In view of these findings, we believe HRDD legislation must:

  • Cover at least all internationally recognised human rights, with clear guidance on how to assess the severity of risks, including underlying risks such as a lack of living wages and living income either as rights themselves or as preconditions for fulfilment of other human rights;
  • Explicitly cover purchasing practices as a key factor affecting HR risks, recognising that poor practices will often lead to human rights abuses. Implementation guidelines should include reference to the importance of maintaining long-term sourcing relationships with suppliers;
  • Require companies to make sure that the price they pay to their suppliers, and ultimately to producers, enables them to produce with respect for human rights and the environment, pay living wages to workers, and, for small farmers, to earn a living income;
  • Recognise the complexity of addressing HR violations when they are linked to structural economic, social and cultural contexts, and the need for companies to support their suppliers in respecting HR, rather than simply disengaging.

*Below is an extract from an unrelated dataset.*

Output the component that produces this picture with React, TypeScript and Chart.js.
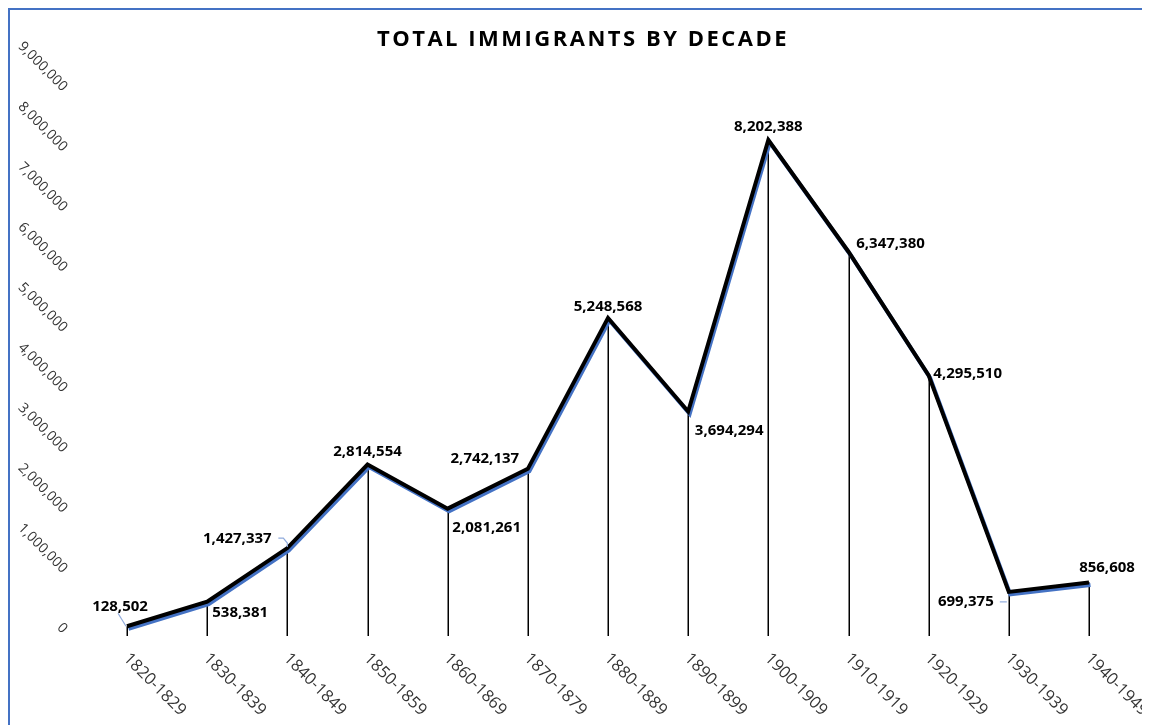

HRDD also needs to be combined with other measures such as bilateral agreements with producer countries to help them put in place the necessary enabling environment as well as promoting the proliferation of businesses whose governance models put people and planet before profit.

Far-reaching, enlightened and systemic changes, which include HRDD, are needed in political and economic systems, so that the latter are resilient (i.e. can recover from shocks and stresses) and regenerative (protect and restore environments and communities).

Trade can be a powerful lever to ensure sustainable livelihoods for disadvantaged producers, but only if value is more fairly distributed along the supply chain and companies take due responsibility in their relationships with suppliers throughout their supply chains.